Kalau uang di APBN, di APBD, di BUMN malah dibelikan barang impor, produk-produk luar, gimana enggak salah? Salah besar sekali. Kelihatan semuanya, 107 pemda serapannya masih 5 persen, bahkan yang 17 pemda masih nol. Sebetulnya tadi mau saya tayangin, ndak, nanti mungkin bulan-bulan September saja biar kelihatan semuanya. Ini pemda mana, ini kementerian mana, ini lembaga mana, biar kapok ditayangkan. Mana komitmennya seratus, realisasinya hanya lima, nanti baru.
Ini komitmen Rp802 triliun, realisasi Rp110 triliun, tak tunjukin nanti. Ini tadi masih sabar saya, jangan dulu, tunggu dulu, tapi nanti September atau Oktober kita ketemu lagi, saya tayangkan semuanya. Ini DKI Jakarta, ini Aceh, ini Sulawesi Selatan, ini Jawa Tengah, ini Jawa Timur, ini kabupaten A, kabupaten B, kota A, kota B, tak paparin semuanya nanti, buka semuanya. Biar ngerti semuanya mana yang memiliki komitmen terhadap bangsa dan negara untuk membeli produk-produk dalam negeri dan mana yang senangnya beli produk asing, akan kelihatan nanti. Platform kita ini sekarang gampang sekali dibuka.

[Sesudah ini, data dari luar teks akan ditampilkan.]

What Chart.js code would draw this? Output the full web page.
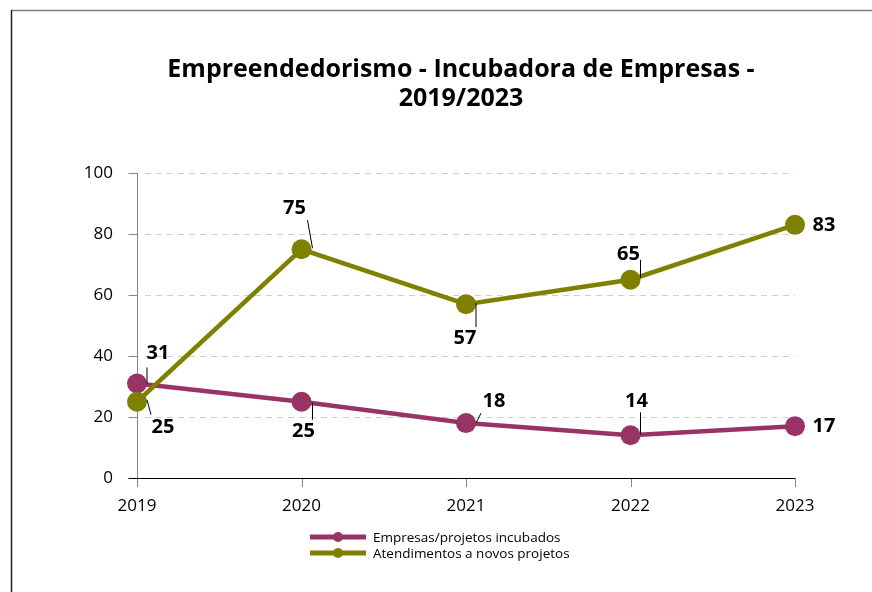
<!DOCTYPE html>
<html>
<head>
<meta charset="utf-8">
<script src="https://cdn.jsdelivr.net/npm/chart.js@4"></script>
<style>
  html, body { margin: 0; padding: 0; background: #fff; }
  #wrap { position: relative; width: 872px; height: 592px; }
</style>
</head>
<body>
<div id="wrap"><canvas id="chart" width="872" height="592"></canvas></div>
<script>
// data
var years = ['2019', '2020', '2021', '2022', '2023'];
var incubados = [31, 25, 18, 14, 17];
var atendimentos = [25, 75, 57, 65, 83];
var yTicks = [0, 20, 40, 60, 80, 100];

var titleLines = ['Empreendedorismo - Incubadora de Empresas -', '2019/2023'];
var nameIncubados = 'Empresas/projetos incubados';
var nameAtendimentos = 'Atendimentos a novos projetos';

var colIncubados = '#993366';
var colAtendimentos = '#808000';
var FONT = '"Open Sans", "Noto Sans", sans-serif';

// where each value label sits relative to its point, plus its little leader line
var labelOffIncubados = [[21, -30], [2, 30], [28, -22], [6, -34], [29, 0]];
var leaderIncubados = [[10, -16, 10, 0], [11, 1, 11, 18], [10, 0, 15, -10], [10, -23, 10, -1], null];
var labelOffAtend = [[26, 26], [-7, -41], [-1, 34], [-2, -25], [29, 0]];
var leaderAtend = [[10, -2, 14, 13], [6, -29, 11, -1], [10, -1, 10, 23], [10, -20, 10, -2], null];

var extras = {
  id: 'extras',
  beforeDraw: function (chart) {
    var ctx = chart.ctx;
    ctx.save();
    // frame (only top and left visible)
    ctx.strokeStyle = '#7f7f7f';
    ctx.lineWidth = 1.5;
    ctx.beginPath();
    ctx.moveTo(11, 10.5); ctx.lineTo(872, 10.5);
    ctx.stroke();
    ctx.strokeStyle = '#222';
    ctx.lineWidth = 1.5;
    ctx.beginPath();
    ctx.moveTo(11.5, 10); ctx.lineTo(11.5, 592);
    ctx.stroke();

    // title
    ctx.fillStyle = '#000';
    ctx.font = 'bold 25px ' + FONT;
    ctx.textAlign = 'center';
    ctx.textBaseline = 'middle';
    ctx.fillText(titleLines[0], 461, 70);
    ctx.fillText(titleLines[1], 461, 99);

    var ys = chart.scales.y, xs = chart.scales.x;
    var left = chart.chartArea.left, right = chart.chartArea.right;
    var y0 = ys.getPixelForValue(0);

    // dashed grid
    ctx.strokeStyle = '#cfcfcf';
    ctx.lineWidth = 1;
    ctx.setLineDash([6, 5]);
    yTicks.forEach(function (v) {
      if (v === 0) return;
      var y = Math.round(ys.getPixelForValue(v)) + 0.5;
      ctx.beginPath(); ctx.moveTo(left + 8, y); ctx.lineTo(right, y); ctx.stroke();
    });
    ctx.setLineDash([]);

    // y axis line and ticks
    ctx.strokeStyle = '#868686';
    var ax = Math.round(left) + 0.5;
    ctx.beginPath(); ctx.moveTo(ax, ys.getPixelForValue(100)); ctx.lineTo(ax, y0 + 9); ctx.stroke();
    yTicks.forEach(function (v) {
      var y = Math.round(ys.getPixelForValue(v)) + 0.5;
      ctx.beginPath(); ctx.moveTo(ax - 9, y); ctx.lineTo(ax, y); ctx.stroke();
    });
    // x ticks
    years.forEach(function (yr, i) {
      var x = Math.round(xs.getPixelForValue(i)) + 0.5;
      ctx.beginPath(); ctx.moveTo(x, y0); ctx.lineTo(x, y0 + 9); ctx.stroke();
    });
    // x axis line
    ctx.strokeStyle = '#000';
    var yy = Math.round(y0) + 0.5;
    ctx.beginPath(); ctx.moveTo(ax - 9, yy); ctx.lineTo(right, yy); ctx.stroke();

    // legend
    var rows = [[nameIncubados, colIncubados, 537], [nameAtendimentos, colAtendimentos, 553]];
    ctx.font = '13.5px ' + FONT;
    ctx.textAlign = 'left';
    rows.forEach(function (r) {
      ctx.strokeStyle = r[1];
      ctx.lineWidth = 5;
      ctx.beginPath(); ctx.moveTo(310, r[2]); ctx.lineTo(366, r[2]); ctx.stroke();
      ctx.fillStyle = r[1];
      ctx.beginPath(); ctx.arc(338, r[2], 5, 0, Math.PI * 2); ctx.fill();
      ctx.fillStyle = '#000';
      ctx.fillText(r[0], 373, r[2] + 1);
    });
    ctx.restore();
  },
  afterDatasetsDraw: function (chart) {
    var ctx = chart.ctx;
    ctx.save();
    ctx.font = 'bold 20px ' + FONT;
    ctx.textAlign = 'center';
    ctx.textBaseline = 'middle';
    var sets = [[0, incubados, labelOffIncubados, leaderIncubados], [1, atendimentos, labelOffAtend, leaderAtend]];
    sets.forEach(function (s) {
      var meta = chart.getDatasetMeta(s[0]);
      meta.data.forEach(function (pt, i) {
        var off = s[2][i], ld = s[3][i];
        if (ld) {
          ctx.strokeStyle = '#000';
          ctx.lineWidth = 1;
          ctx.beginPath();
          ctx.moveTo(pt.x + ld[0], pt.y + ld[1]);
          ctx.lineTo(pt.x + ld[2], pt.y + ld[3]);
          ctx.stroke();
        }
        ctx.fillStyle = '#000';
        ctx.fillText(String(s[1][i]), pt.x + off[0], pt.y + off[1]);
      });
    });
    ctx.restore();
  }
};

new Chart(document.getElementById('chart'), {
  type: 'line',
  data: {
    labels: years,
    datasets: [{
      label: nameIncubados,
      data: incubados,
      borderColor: colIncubados,
      backgroundColor: colIncubados,
      borderWidth: 4.5,
      pointRadius: 10,
      pointHoverRadius: 10,
      pointBorderWidth: 0,
      order: 2
    }, {
      label: nameAtendimentos,
      data: atendimentos,
      borderColor: colAtendimentos,
      backgroundColor: colAtendimentos,
      borderWidth: 4.5,
      pointRadius: 10,
      pointHoverRadius: 10,
      pointBorderWidth: 0,
      order: 1
    }]
  },
  options: {
    responsive: false,
    animation: false,
    events: [],
    layout: { padding: { left: 40, right: 77, top: 173, bottom: 74 } },
    plugins: { legend: { display: false }, title: { display: false }, tooltip: { enabled: false } },
    scales: {
      x: {
        offset: false,
        grid: { display: false },
        border: { display: false },
        ticks: { color: '#000', font: { family: FONT, size: 17 }, padding: 10 },
        afterFit: function (s) { s.height = 40; }
      },
      y: {
        min: 0, max: 100,
        grid: { display: false },
        border: { display: false },
        ticks: { stepSize: 20, color: '#000', font: { family: FONT, size: 17 }, padding: 16 },
        afterFit: function (s) { s.width = 97; }
      }
    }
  },
  plugins: [extras]
});
</script>
</body>
</html>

Saya rasa itu yang ingin saya sampaikan dalam kesempatan yang baik ini. Sekali lagi, kita harus memiliki perasaan yang sama, kepekaan yang sama terhadap situasi yang sangat tidak mudah ini. Dan ini akan ringan kalau kita gotong bersama-sama, kita angkat bersama-sama. Kita harapkan betul-betul ini menetas dengan terbukanya lapangan pekerjaan yang sebanyak-banyaknya dan juga mempengaruhi nanti pada growth, pada pertumbuhan ekonomi negara kita Indonesia. Saya rasa itu.
Terima kasih.
Saya tutup.
Wassalamu’alaikum warahmatullahi wabarakatuh.